Dilworth Becomes First VP for Gender Equality at OIST
What job could be so appealing that a person would come back to work from a well-earned retirement in Hawaii?
For Machi Dilworth, a former National Science Foundation official and current member of BTI’s Board of Directors and the Scientific Advisory Board, the opportunity to become the first Vice President for Gender Equality at Okinawa Institute of Science and Technology Graduate University (OIST), was too good to pass up.
After a 33-year-long career in Washington D.C. as a government research administrator – first at USDA and then at NSF—Dilworth had retired to the Big Island of Hawaii in 2012. But she relocated to Okinawa, Japan to begin her new position at OIST in April. The university opened in 2012 and since its inception has attempted to promote a diverse and family-friendly workplace.
“When all’s said and done, I think my sense of adventure got the better of me,” said Dilworth. “My career as a woman professional was helped by a number of terrific mentors, both men and women, and role models. I saw the position of VP for Gender Equality as an opportunity to give back what I received.”
Dilworth said that her own career coincided with the advancement of women scientists’ status in the U.S., as she rose to the position of Director of the Office of International Science and Engineering at NSF. She felt that her knowledge and experience could help women scientists who face steep barriers to career advancement in Japan. Additionally, while working as the head of NSF’s Tokyo office, Dilworth worked with Japanese women researchers on this issue. She sees the OIST position as an opportunity to continue working with Japanese colleagues who share the same vision.
“The work culture in Japan is not easy for women,” said Dilworth. “Women still bear the bulk of family responsibilities. Japan tends to value long hours spent at the office as a sign of commitment and dedication to work, which makes it difficult for women with family obligations.” Perhaps even more problematic are internalized stereotypes that can cause women to limit their own career options or not participate fully in the workforce, said Dilworth.

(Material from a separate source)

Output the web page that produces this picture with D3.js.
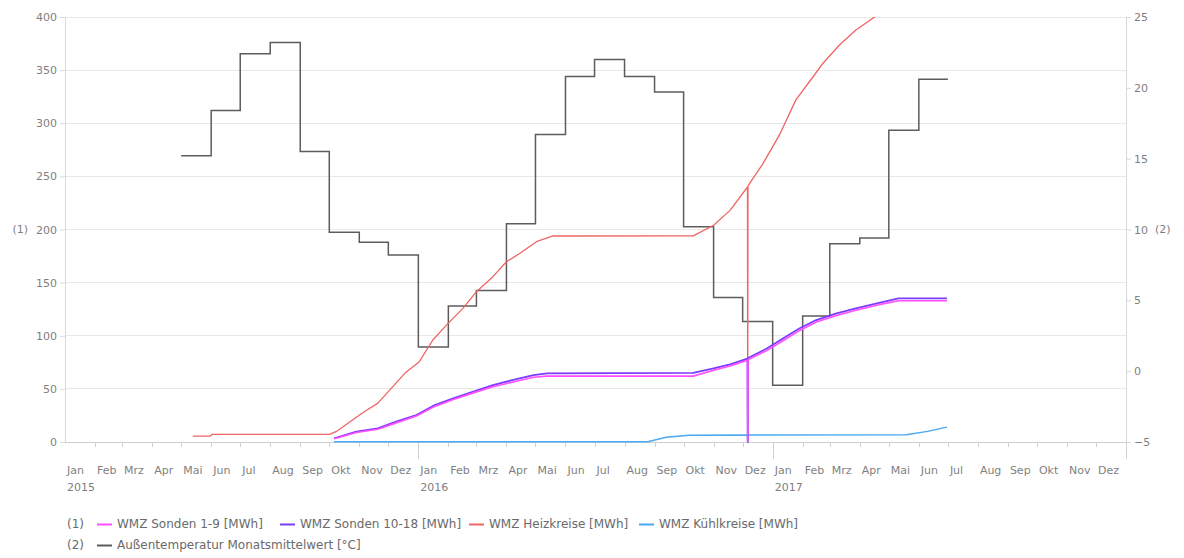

In her new position, Dilworth aims to increase the representation and advancement of women at all levels in the university and to create a work environment free of gender-based biases. She envisions a place where both men and women “can reach their full potential while maintaining proper work-life balance.”
Dilworth sees a lot of similarities between OIST and BTI—both are world-class research institutions that endeavor to have a positive impact on society.
“What I am learning in my new position is adding new perspectives and insights that I would think would help my contributions to discussions at the Board,” said Dilworth.